Aujourd’hui, cette période difficile de la pandémie appartient au passé, nous sommes revenus à notre rythme liturgique ordinaire. Nous avons récemment été enregistrés par l’État en tant qu’association religieuse, ce qui nous permet de mieux réaliser nos projets. Le problème principal auquel sont confrontées actuellement nos paroisses est le manque d’églises : nous sommes obligés de louer des locaux pour la célébration des offices, ce qui limite considérablement nos possibilités de développement.
– D’après le site du diocèse, il existe des paroisses aussi bien en Corée du Nord qu’en Corée du Sud ? Comment cela influe-t-il sur le ministère dans la région ? Quelles opportunités cela ouvre-t-il ? Comment les autorités des deux pays considèrent-ils l’activité de l’Église orthodoxe russe ? Le fait que la Corée du Sud ait été incluse à la liste des pays hostiles à la Fédération de Russie a-t-il eu des répercussions ?
– Le fait que le diocèse soit à cheval sur deux pays cause certaines difficultés. Pour des raisons évidentes, nous ne pouvons pas organiser une réunion générale, ou un office commun. Mais qu’il n’y ait qu’un seul diocèse de l’Église orthodoxe russe pour ces pays constitue un témoignage visible qu’il a été créé pour un seul peuple. C’est aussi un témoignage de la mission de paix que peut remplir notre diocèse sur la presqu’île.

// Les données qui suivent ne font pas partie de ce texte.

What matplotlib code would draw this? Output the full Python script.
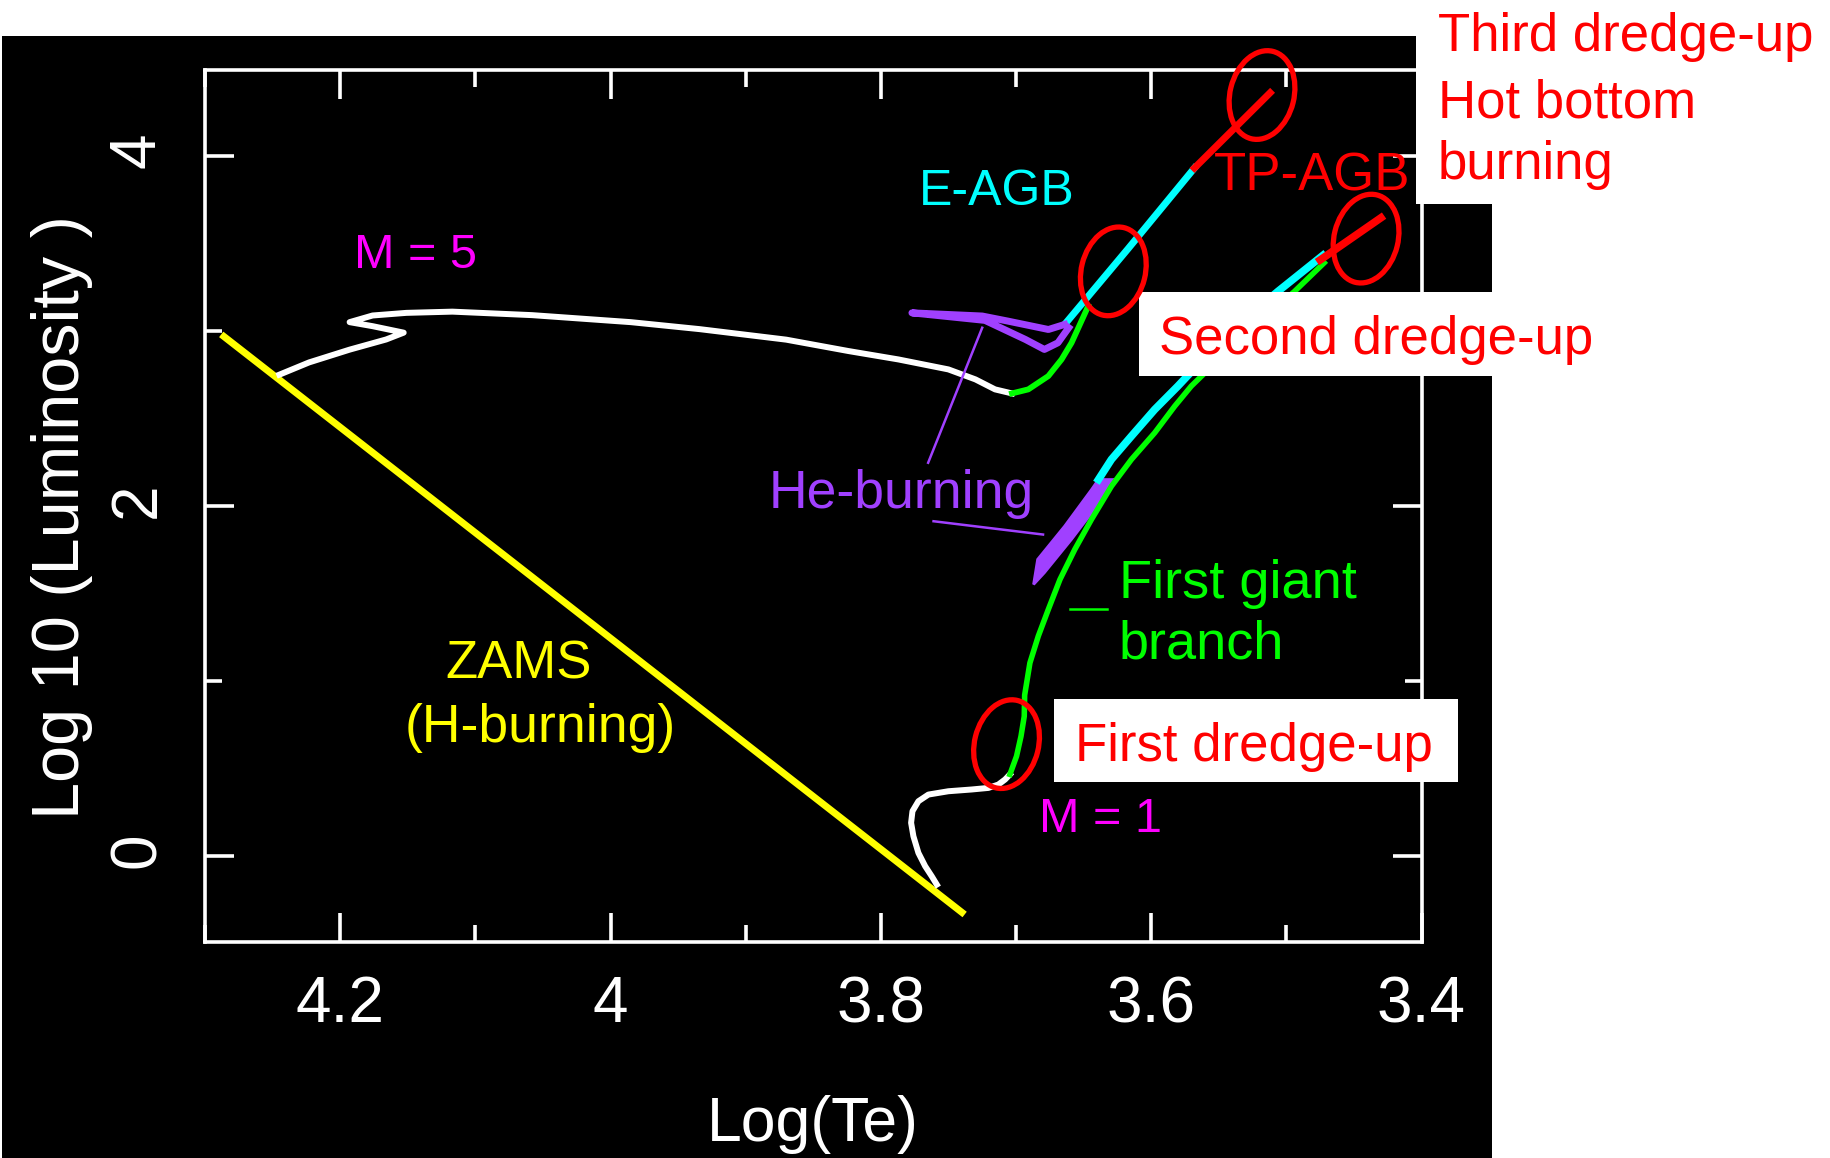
import matplotlib
matplotlib.use("Agg")
import matplotlib.pyplot as plt
from matplotlib.patches import Rectangle, Ellipse
from matplotlib.transforms import ScaledTranslation
from matplotlib.ticker import MultipleLocator, FixedLocator, FixedFormatter

plt.rcParams['font.family'] = ['Liberation Sans', 'DejaVu Sans']

W, H = 1830, 1158

# zero-age main sequence
zams_te = [4.288, 3.738]
zams_l = [2.98, -0.333]

# 5 Msun track: main sequence + crossing, giant branch, E-AGB, TP-AGB
m5_ms_te = [4.245, 4.223, 4.193, 4.166, 4.153, 4.176, 4.193, 4.176, 4.151, 4.117, 4.058,
            3.985, 3.934, 3.870, 3.824, 3.787, 3.750, 3.730, 3.7155, 3.703]
m5_ms_l = [2.75, 2.82, 2.893, 2.951, 2.99, 3.027, 3.05, 3.088, 3.103, 3.11, 3.09,
           3.05, 3.01, 2.95, 2.885, 2.837, 2.780, 2.723, 2.666, 2.643]
m5_rgb_te = [3.703, 3.6909, 3.6761, 3.6663, 3.6589, 3.6516, 3.6466]
m5_rgb_l = [2.643, 2.666, 2.742, 2.837, 2.932, 3.056, 3.141]
m5_he_te = [3.664, 3.676, 3.706, 3.725, 3.777, 3.723, 3.693, 3.679, 3.669, 3.661]
m5_he_l = [3.037, 3.008, 3.056, 3.085, 3.103, 3.06, 2.951, 2.894, 2.932, 3.018]
m5_eagb_te = [3.664, 3.617, 3.568]
m5_eagb_l = [3.037, 3.47, 3.93]
m5_tpagb_te = [3.568, 3.512]
m5_tpagb_l = [3.93, 4.36]

# 1 Msun track
m1_ms_te = [3.7586, 3.7623, 3.7672, 3.7722, 3.7759, 3.7776, 3.7766, 3.7722, 3.7648,
            3.7500, 3.7328, 3.7204, 3.7131, 3.7081, 3.7045]
m1_ms_l = [-0.162, -0.115, -0.057, 0.019, 0.114, 0.191, 0.257, 0.314, 0.352,
           0.371, 0.381, 0.390, 0.409, 0.438, 0.467]
m1_rgb_te = [3.7045, 3.6996, 3.6963, 3.6939, 3.6936, 3.6897, 3.6835, 3.6761, 3.6675,
             3.6565, 3.6442, 3.6294, 3.6146, 3.5974, 3.5826, 3.5703, 3.535, 3.494, 3.472]
m1_rgb_l = [0.467, 0.571, 0.685, 0.799, 0.92, 1.104, 1.257, 1.409, 1.580,
            1.752, 1.923, 2.113, 2.266, 2.418, 2.570, 2.685, 2.95, 3.225, 3.389]
m1_he_te = [3.687, 3.684, 3.664, 3.644, 3.639, 3.629, 3.644, 3.659, 3.679]
m1_he_l = [1.552, 1.695, 1.885, 2.095, 2.151, 2.151, 1.961, 1.809, 1.619]
m1_eagb_te = [3.639, 3.6294, 3.6146, 3.5974, 3.5802, 3.548, 3.5063, 3.473]
m1_eagb_l = [2.151, 2.266, 2.399, 2.551, 2.685, 2.95, 3.225, 3.431]
m1_tpagb_te = [3.475, 3.430]
m1_tpagb_l = [3.405, 3.646]

# leader lines
he_lead1_te, he_lead1_l = [3.725, 3.765], [3.018, 2.247]
he_lead2_te, he_lead2_l = [3.761, 3.680], [1.913, 1.837]
fgb_lead_te, fgb_lead_l = [3.660, 3.633], [1.409, 1.409]

# dredge-up circles (centre in logTe, logL)
circle_te = [3.518, 3.628, 3.441, 3.707]
circle_l = [4.347, 3.34, 3.527, 0.64]

xtick_vals = [4.2, 4.0, 3.8, 3.6, 3.4]
xtick_labels = ['4.2', '4', '3.8', '3.6', '3.4']
ytick_vals = [0, 2, 4]
ytick_labels = ['0', '2', '4']

RED = '#ff0000'
MAG = '#ff00ff'
PUR = '#a040ff'
CYA = '#00ffff'
GRN = '#00ff00'
YEL = '#ffff00'


def fx(px):
    return px / W


def fy(py):
    return 1 - py / H


fig = plt.figure(figsize=(W / 100, H / 100), dpi=100, facecolor='white')

# black backdrop of the plot
fig.add_artist(Rectangle((fx(2), 0), fx(1492) - fx(2), fy(36), transform=fig.transFigure,
                         facecolor='black', edgecolor='none', zorder=-5))

ax = fig.add_axes([fx(205), 216 / H, 1216.5 / W, 872 / H])
ax.set_facecolor('black')
ax.set_xlim(4.3, 3.4)
ax.set_ylim(-0.49, 4.49)

for s in ax.spines.values():
    s.set_color('white')
    s.set_linewidth(2.6)

ax.xaxis.set_major_locator(FixedLocator(xtick_vals))
ax.xaxis.set_major_formatter(FixedFormatter(xtick_labels))
ax.xaxis.set_minor_locator(MultipleLocator(0.1))
ax.yaxis.set_major_locator(FixedLocator(ytick_vals))
ax.yaxis.set_major_formatter(FixedFormatter(ytick_labels))
ax.yaxis.set_minor_locator(MultipleLocator(1))
ax.tick_params(which='both', direction='in', top=True, right=True, color='white', width=2.6)
ax.tick_params(which='major', length=21, labelsize=46, labelcolor='white')
ax.tick_params(which='minor', length=12)
ax.tick_params(axis='x', which='major', pad=24)
ax.tick_params(axis='y', which='major', pad=27, labelrotation=90)

ax.set_xlabel('Log(Te)', color='white', fontsize=45)
ax.xaxis.set_label_coords(0.5, -0.175)
ax.set_ylabel('Log 10 (Luminosity )', color='white', fontsize=48)
ax.yaxis.set_label_coords(-0.092, 0.487)

# tracks
ax.plot(zams_te, zams_l, color=YEL, lw=5, solid_capstyle='butt')
ax.plot(m5_ms_te, m5_ms_l, color='white', lw=4.3, solid_joinstyle='round')
ax.plot(m5_eagb_te, m5_eagb_l, color=CYA, lw=5)
ax.plot(m5_rgb_te, m5_rgb_l, color=GRN, lw=4.2, solid_joinstyle='round')
ax.plot(m5_he_te, m5_he_l, color=PUR, lw=5, solid_joinstyle='round')
ax.plot(m5_tpagb_te, m5_tpagb_l, color=RED, lw=5)

ax.plot(m1_ms_te, m1_ms_l, color='white', lw=4.3, solid_joinstyle='round')
ax.plot(m1_eagb_te, m1_eagb_l, color=CYA, lw=5.5, solid_joinstyle='round')
ax.plot(m1_rgb_te, m1_rgb_l, color=GRN, lw=4, solid_joinstyle='round')
ax.fill(m1_he_te, m1_he_l, color=PUR, lw=2)
ax.plot(m1_tpagb_te, m1_tpagb_l, color=RED, lw=5.5)

ax.plot(he_lead1_te, he_lead1_l, color=PUR, lw=1.8)
ax.plot(he_lead2_te, he_lead2_l, color=PUR, lw=1.8)
ax.plot(fgb_lead_te, fgb_lead_l, color=GRN, lw=1.8)

# labels inside the diagram
ax.text(4.190, 3.36, 'M = 5', color=MAG, fontsize=35, va='baseline')
ax.text(3.683, 0.14, 'M = 1', color=MAG, fontsize=35, va='baseline')
ax.text(3.772, 3.72, 'E-AGB', color=CYA, fontsize=36, va='baseline')
ax.text(3.883, 1.987, 'He-burning', color=PUR, fontsize=38.5, va='baseline')
ax.text(3.624, 1.473, 'First giant', color=GRN, fontsize=39, va='baseline')
ax.text(3.624, 1.127, 'branch', color=GRN, fontsize=39, va='baseline')
ax.text(4.122, 1.013, 'ZAMS', color=YEL, fontsize=38, va='baseline')
ax.text(4.152, 0.653, '(H-burning)', color=YEL, fontsize=38.5, va='baseline')
ax.text(3.5534, 3.80, 'TP-AGB', color=RED, fontsize=38, va='baseline', zorder=6)

# white callout boxes
for x0, y0, x1, y1 in [(1416, 0, 1830, 204), (1139, 292, 1500, 376), (1054, 699, 1458, 782)]:
    fig.add_artist(Rectangle((fx(x0), fy(y1)), fx(x1) - fx(x0), (y1 - y0) / H,
                             transform=fig.transFigure, facecolor='white',
                             edgecolor='none', zorder=5))

fig.text(fx(1438), fy(51), 'Third dredge-up', color=RED, fontsize=38, va='baseline', zorder=6)
fig.text(fx(1438), fy(117), 'Hot bottom', color=RED, fontsize=38, va='baseline', zorder=6)
fig.text(fx(1438), fy(179), 'burning', color=RED, fontsize=38, va='baseline', zorder=6)
fig.text(fx(1159), fy(354), 'Second dredge-up', color=RED, fontsize=38, va='baseline', zorder=6)
fig.text(fx(1075), fy(761), 'First dredge-up', color=RED, fontsize=38, va='baseline', zorder=6)

# circles around the dredge-up episodes
for te, lum in zip(circle_te, circle_l):
    tr = fig.dpi_scale_trans + ScaledTranslation(te, lum, ax.transData)
    fig.add_artist(Ellipse((0, 0), 0.64, 0.90, angle=-14, transform=tr,
                           facecolor='none', edgecolor=RED, lw=3.8, zorder=7))

fig.savefig('out.png', dpi=100, facecolor='white')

En ce qui concerne l’activité de l’Église orthodoxe russe, les autorités locales des deux pays n’y font pas obstacle.
– Parlez-nous plus en détail des paroisses. Comment le diocèse compte-t-il de prêtres ? Qui sont-ils, où ont-ils été formés ? Combien de paroissiens avez-vous environ, quelle est leur démographie ?

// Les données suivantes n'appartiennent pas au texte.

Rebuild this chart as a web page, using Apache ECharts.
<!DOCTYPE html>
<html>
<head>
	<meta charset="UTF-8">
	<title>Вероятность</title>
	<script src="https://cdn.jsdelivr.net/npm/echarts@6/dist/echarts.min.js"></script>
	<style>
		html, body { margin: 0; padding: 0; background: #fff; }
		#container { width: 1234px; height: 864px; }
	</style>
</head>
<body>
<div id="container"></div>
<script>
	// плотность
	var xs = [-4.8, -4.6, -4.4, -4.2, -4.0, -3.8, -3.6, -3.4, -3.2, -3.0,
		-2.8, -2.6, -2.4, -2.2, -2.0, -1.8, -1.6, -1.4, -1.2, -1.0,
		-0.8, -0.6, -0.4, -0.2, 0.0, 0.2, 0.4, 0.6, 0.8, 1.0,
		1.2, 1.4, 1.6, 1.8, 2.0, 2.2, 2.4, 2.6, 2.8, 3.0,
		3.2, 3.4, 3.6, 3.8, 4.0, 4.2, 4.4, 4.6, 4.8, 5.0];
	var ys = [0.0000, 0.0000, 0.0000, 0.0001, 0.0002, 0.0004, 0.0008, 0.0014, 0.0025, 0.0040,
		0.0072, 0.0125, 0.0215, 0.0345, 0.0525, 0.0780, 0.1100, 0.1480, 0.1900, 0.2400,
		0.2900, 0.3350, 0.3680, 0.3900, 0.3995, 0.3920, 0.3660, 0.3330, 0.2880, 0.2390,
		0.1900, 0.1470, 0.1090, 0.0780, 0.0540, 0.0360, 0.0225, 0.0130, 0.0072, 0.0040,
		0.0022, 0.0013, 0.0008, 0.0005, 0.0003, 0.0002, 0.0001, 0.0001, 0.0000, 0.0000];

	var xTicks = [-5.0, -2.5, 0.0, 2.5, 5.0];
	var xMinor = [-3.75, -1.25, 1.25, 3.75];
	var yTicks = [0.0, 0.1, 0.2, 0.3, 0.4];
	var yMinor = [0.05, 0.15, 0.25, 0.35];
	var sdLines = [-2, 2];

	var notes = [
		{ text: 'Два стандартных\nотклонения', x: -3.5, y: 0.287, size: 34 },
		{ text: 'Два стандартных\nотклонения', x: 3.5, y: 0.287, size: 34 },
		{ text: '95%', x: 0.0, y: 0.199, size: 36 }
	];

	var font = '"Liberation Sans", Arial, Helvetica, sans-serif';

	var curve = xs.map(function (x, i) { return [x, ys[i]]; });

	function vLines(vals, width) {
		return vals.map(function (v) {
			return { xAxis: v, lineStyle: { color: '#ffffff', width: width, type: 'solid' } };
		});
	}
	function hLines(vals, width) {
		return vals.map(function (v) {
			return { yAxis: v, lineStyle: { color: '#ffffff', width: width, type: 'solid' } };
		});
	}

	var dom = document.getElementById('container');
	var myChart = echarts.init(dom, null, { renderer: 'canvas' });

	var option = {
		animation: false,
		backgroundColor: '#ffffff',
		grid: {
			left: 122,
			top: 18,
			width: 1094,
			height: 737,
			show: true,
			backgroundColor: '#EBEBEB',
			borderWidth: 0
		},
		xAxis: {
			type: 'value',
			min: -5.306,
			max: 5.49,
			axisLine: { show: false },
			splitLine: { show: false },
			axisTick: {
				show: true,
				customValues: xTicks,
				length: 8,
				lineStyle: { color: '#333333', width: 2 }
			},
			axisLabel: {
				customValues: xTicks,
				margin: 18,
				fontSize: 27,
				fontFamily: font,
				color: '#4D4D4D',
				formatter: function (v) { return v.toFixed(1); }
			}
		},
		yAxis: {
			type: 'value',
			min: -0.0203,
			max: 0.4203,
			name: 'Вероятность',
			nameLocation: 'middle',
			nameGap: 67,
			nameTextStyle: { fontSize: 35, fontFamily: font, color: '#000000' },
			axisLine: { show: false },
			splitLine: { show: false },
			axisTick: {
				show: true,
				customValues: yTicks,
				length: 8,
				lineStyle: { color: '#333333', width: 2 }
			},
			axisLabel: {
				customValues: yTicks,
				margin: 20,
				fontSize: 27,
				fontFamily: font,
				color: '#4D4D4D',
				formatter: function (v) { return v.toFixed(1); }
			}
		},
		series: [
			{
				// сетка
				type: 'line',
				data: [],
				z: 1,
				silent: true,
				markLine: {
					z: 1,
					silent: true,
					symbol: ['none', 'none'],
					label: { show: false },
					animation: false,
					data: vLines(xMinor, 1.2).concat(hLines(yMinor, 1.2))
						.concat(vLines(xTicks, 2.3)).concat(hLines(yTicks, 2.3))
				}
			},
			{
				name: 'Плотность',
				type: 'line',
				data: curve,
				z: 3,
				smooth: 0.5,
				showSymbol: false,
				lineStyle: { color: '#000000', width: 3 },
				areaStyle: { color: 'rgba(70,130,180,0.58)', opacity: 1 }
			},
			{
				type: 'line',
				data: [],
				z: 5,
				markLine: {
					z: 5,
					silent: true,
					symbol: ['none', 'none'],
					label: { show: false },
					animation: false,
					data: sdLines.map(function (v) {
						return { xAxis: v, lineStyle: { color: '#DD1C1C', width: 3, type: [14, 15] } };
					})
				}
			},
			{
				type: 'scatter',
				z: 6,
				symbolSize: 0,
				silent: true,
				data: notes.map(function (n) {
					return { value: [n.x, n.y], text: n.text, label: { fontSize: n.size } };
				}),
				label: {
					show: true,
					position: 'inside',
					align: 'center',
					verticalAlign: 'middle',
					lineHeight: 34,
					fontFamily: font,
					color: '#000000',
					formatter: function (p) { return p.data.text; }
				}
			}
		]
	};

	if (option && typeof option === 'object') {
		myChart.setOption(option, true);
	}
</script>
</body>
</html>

– Il y a une paroisse en Corée du Nord, l’église de la Sainte-Trinité de Pyongyang ; en République de Corée, il y a deux paroisses : à Séoul et à Poussan. Plusieurs clercs de l’église de Pyongyang ont reçu une formation théologique dans les écoles de l’Église orthodoxe russe en Russie. En Corée du Sud, nous avons un hiéromoine, le père Paul Tchkhvé, et un hiérodiacre. Le père Paul a été formé à l’académie de théologie de Saint-Pétersbourg. La paroisse de la Résurrection de Séoul compte une centaine de paroissiens. A Poussan, il y a une quarantaine de personnes. Sans compter les personnes qui résident en Corée mais qui, pour différentes raisons, viennent très rarement à l’église : certains vivent trop loin, d’autres ont un emploi du temps trop chargé. Ils sont assez nombreux. La majeure partie des paroissiens, ce sont des citoyens russophones issus de différents pays de la CEI, ainsi qu’entre 20 et 30 % de Coréens natifs, et des étrangers d’autres pays.

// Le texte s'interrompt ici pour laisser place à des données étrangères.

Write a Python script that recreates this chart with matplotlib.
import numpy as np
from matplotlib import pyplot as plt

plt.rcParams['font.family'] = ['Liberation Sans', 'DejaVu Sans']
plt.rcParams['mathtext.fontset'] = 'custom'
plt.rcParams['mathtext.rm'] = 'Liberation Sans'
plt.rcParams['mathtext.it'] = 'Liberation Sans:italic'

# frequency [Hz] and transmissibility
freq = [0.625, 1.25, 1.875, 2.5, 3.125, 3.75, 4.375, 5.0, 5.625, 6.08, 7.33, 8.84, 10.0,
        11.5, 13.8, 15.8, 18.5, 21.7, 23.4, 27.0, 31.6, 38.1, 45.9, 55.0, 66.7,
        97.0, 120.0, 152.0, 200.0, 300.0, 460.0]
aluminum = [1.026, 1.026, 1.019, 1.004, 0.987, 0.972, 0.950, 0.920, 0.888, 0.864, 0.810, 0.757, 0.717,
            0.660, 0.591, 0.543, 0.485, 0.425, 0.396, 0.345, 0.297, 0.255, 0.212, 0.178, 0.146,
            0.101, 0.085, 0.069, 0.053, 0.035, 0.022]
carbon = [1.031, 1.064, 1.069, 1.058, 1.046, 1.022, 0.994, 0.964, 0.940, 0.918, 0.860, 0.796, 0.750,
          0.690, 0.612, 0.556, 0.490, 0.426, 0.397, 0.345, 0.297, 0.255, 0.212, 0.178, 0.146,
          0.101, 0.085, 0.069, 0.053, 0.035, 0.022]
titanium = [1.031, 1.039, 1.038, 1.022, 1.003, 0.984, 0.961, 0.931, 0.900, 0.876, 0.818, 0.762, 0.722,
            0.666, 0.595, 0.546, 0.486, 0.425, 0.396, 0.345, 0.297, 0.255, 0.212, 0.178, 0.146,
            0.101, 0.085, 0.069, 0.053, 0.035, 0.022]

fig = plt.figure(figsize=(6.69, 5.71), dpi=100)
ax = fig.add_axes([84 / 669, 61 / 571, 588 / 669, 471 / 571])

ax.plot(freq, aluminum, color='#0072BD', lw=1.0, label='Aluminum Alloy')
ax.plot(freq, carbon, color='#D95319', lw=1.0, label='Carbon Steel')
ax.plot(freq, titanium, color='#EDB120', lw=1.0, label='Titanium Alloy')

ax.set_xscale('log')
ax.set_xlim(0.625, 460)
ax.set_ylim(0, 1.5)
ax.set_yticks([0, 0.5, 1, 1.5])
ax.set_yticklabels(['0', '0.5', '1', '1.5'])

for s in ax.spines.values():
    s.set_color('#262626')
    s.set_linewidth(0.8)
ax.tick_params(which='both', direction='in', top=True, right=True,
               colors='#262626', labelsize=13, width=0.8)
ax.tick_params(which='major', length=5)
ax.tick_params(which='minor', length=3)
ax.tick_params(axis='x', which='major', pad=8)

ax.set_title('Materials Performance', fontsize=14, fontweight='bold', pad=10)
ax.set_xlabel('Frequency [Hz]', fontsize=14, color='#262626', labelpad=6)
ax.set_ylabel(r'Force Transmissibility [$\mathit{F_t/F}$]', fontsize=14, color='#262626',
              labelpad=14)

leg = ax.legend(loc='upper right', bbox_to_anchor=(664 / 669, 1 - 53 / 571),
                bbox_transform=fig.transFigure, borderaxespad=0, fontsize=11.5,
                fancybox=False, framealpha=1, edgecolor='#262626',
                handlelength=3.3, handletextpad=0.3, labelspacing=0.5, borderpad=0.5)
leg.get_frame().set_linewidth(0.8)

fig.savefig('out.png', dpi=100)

– Comment les Coréens se convertissent-ils ? Cela arrive-t-il souvent ? Une activité missionnaire est-elle en cours ?
– Chacun de nos paroissiens coréens a sa propre histoire, a découvert la foi orthodoxe à sa manière. L’un s’est intéressé à l’histoire de la Russie, puis à l’orthodoxie. Un autre a lu plusieurs romans célèbres de Dostoïevski et a pris conscience de la profondeur de la doctrine orthodoxe. Il y a ceux qui ont découvert la littérature spirituelle en coréen, ceux qui sont venus à l’Église grâce à des amis ou à des conjoints russophones. Notre mission est limitée, car nos moyens sont limités : je parle des ressources humaines. Nous nous efforçons surtout de partager l’information sur l’orthodoxie par le biais des réseaux sociaux.
– Parlez-nous des particularités des célébrations, qui ont lieu en coréen et en slavon d’église. Dans quels cas utilisez-vous le coréen, quand préférez-vous le russe ? Comment les textes liturgiques ont-ils été traduits en coréen ? Ce travail se poursuit-il ?
– Nous célébrons à part égale en russe et en coréen. L’office divin doit être compréhensible de tous, et nous souhaitons répondre aux attentes de tous les paroissiens. Les moments les plus importants de la liturgie sont doublés, dits en russe et en coréen. Depuis la création de notre diocèse, nous travaillons à la traduction des textes liturgiques. Nous avons fondé une maison d’édition qui a publié le rituel de la Divine liturgie, un psautier liturgique, et nous travaillons intensivement à la traduction d’un recueil liturgique contenant les principaux rites en coréen. Pour cela, les clercs du diocèse se rassemblent plusieurs fois par semaine et travaillent ensemble aux traductions. Nous utilisons les textes grecs originaux, les textes russes, des traductions anglaises. Nous consultons parfois aussi les traductions chinoises et japonaises. Enfin, nous utilisons aussi les traductions publiées auparavant. Nous discutons chaque mot, chaque phrase, parfois assez longuement, et laissons la version qui transmet à notre avis le mieux le sens du texte traduit.
– A votre avis, sera-t-il possible un jour de faire bâtir une église orthodoxe à Séoul ou à Poussan ?
– Nous l’espérons vraiment. Le problème principal est le financement, car les terrains et l’immobilier coûtent très cher en Corée. Nous aurons besoin de dons. Nous prions pour qu’en Corée soient bâties de vraies églises russes qui deviendront, j’en suis sûr, de véritables ponts de l’amitié entre la Corée et la Russie.